LUXEMBOURG-VILLE — A weak and dramatic man has succumbed to man flu, several women close to him have derisively reported.
It was two weeks ago when a local resident named Mark, whose last name is being withheld at the request of embarrassed women in his family, began to report symptoms of the imaginary disease.
When Mark asked his partner Agnieszka to feel his forehead, she knew right away he was just seeking attention.
“He was suffering from what we non-men describe as a cold,” Agnieszka said.
Mark’s theatrics only increased, Agnieszka says, and within a day he’d given himself a fever and made his face pale. After a week of putting up with Mark’s childish behavior, she took him to the hospital just so he’d shut up.
Triage nurse Viviane Breck knew in an instant that Mark was just being silly, she says. Still, she was careful not to call his bluff.
“When a man’s got man flu, you’ve got to be delicate,” she said. “If you question him, or diagnose him as being a little drama queen, he’ll just cry and demand a bunch of pointless exams, and before you know it he’s scheduled for emergency surgery and half the hospital staff are running around in circles for him.”
“So I called him a brave soldier, patted his head, and gave him a magic pill to make it all better,” she said. “Of course it was nothing but a sugar tablet, but placebos are the best treatment for man flu.”

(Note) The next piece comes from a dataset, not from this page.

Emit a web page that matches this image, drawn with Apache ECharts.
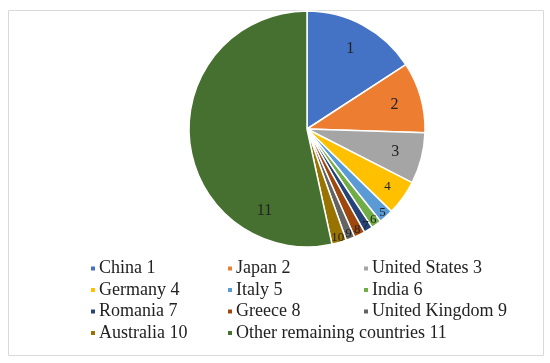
<!DOCTYPE html>
<html>
<head>
<meta charset="utf-8">
<script src="https://cdn.jsdelivr.net/npm/echarts@6/dist/echarts.min.js"></script>
<style>
  html, body { margin: 0; padding: 0; background: #fff; }
  #chart { width: 550px; height: 363px; }
</style>
</head>
<body>
<div id="chart"></div>
<script>
// share of each country (percent)
const countries = ['China', 'Japan', 'United States', 'Germany', 'Italy', 'India',
  'Romania', 'Greece', 'United Kingdom', 'Australia', 'Other remaining countries'];
const shares = [15.8, 9.7, 7.0, 4.8, 2.0, 1.4, 1.2, 1.5, 1.2, 2.0, 53.4];
const colors = ['#4472C4', '#ED7D31', '#A5A5A5', '#FFC000', '#5B9BD5', '#70AD47',
  '#264478', '#9E480E', '#636363', '#997300', '#467030'];
// legend columns (indexes into countries)
const legendCols = [[0, 3, 6, 9], [1, 4, 7, 10], [2, 5, 8]];

const names = countries.map((c, i) => c + ' ' + (i + 1));
const pieData = names.map((n, i) => ({ name: n, value: shares[i], itemStyle: { color: colors[i] } }));

const chart = echarts.init(document.getElementById('chart'));
const cx = 307, cy = 129, R = 118;

// transparent rings that only carry the number labels, one ring per label distance
const rings = [
  { r0: 58, idx: [0, 1, 2, 10], size: 16 },
  { r0: 74, idx: [3], size: 13 },
  { r0: 101, idx: [4, 5, 6, 7, 8, 9], size: 13 }
];
function labelRing(ring) {
  return {
    type: 'pie',
    center: [cx, cy],
    radius: [ring.r0, R],
    silent: true,
    startAngle: 90,
    itemStyle: { color: 'transparent', borderWidth: 0 },
    label: { show: false },
    labelLine: { show: false },
    emphasis: { disabled: true },
    data: names.map((n, i) => ({
      name: n,
      value: shares[i],
      label: {
        show: ring.idx.includes(i),
        position: 'inside',
        formatter: String(i + 1),
        color: '#222',
        fontFamily: 'Liberation Serif',
        fontSize: ring.size,
        // the big "other" label sits low in its slice
        offset: i === 10 ? [48, 72] : [0, 0]
      }
    }))
  };
}

const option = {
  animation: false,
  graphic: [{
    type: 'rect',
    shape: { x: 8.5, y: 10.5, width: 535, height: 345 },
    style: { fill: 'none', stroke: '#d9d9d9', lineWidth: 1 }
  }],
  legend: legendCols.map((col, k) => ({
    orient: 'vertical',
    left: [84, 221, 357][k],
    top: 253,
    itemWidth: 6,
    itemHeight: 6,
    itemGap: 0.5,
    icon: 'rect',
    selectedMode: false,
    data: col.map(i => names[i]),
    textStyle: { fontFamily: 'Liberation Serif', fontSize: 18, color: '#222', lineHeight: 21, padding: [0, 0, 0, -2] }
  })),
  series: [
    {
      type: 'pie',
      center: [cx, cy],
      radius: [0, R],
      startAngle: 90,
      label: { show: false },
      labelLine: { show: false },
      itemStyle: { borderColor: '#fff', borderWidth: 1.5 },
      emphasis: { disabled: true },
      data: pieData
    }
  ].concat(rings.map(labelRing))
};
chart.setOption(option);
</script>
</body>
</html>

Despite getting his fifteen minutes of undeserved care, at home Mark continued to moan, insisting on seeing a specialist.
“He was really taking the act too far,” Agnieszka said. “He stopped getting out of bed in the morning, even when he had to pee. He gave up eating and drinking water.”
In the end, that’s what led to Mark’s demise, says Marie-Laure, the couple’s friend and longtime neighbor.
“Sure, if you stop consuming fluids and start losing consciousness just to get everyone’s sympathy, certainly it will have consequences on your health,” Marie-Laure said.
At his funeral, Mark’s younger sister Lizzie delivered a heartfelt eulogy in which she lamented her brother’s male weakness but praised his almost convincing acting, and asked everyone in attendance to remember Mark’s final, overly dramatic words.
“Oh, ugh, I feel really awful Lizzie. I don’t think I’m going to make it.”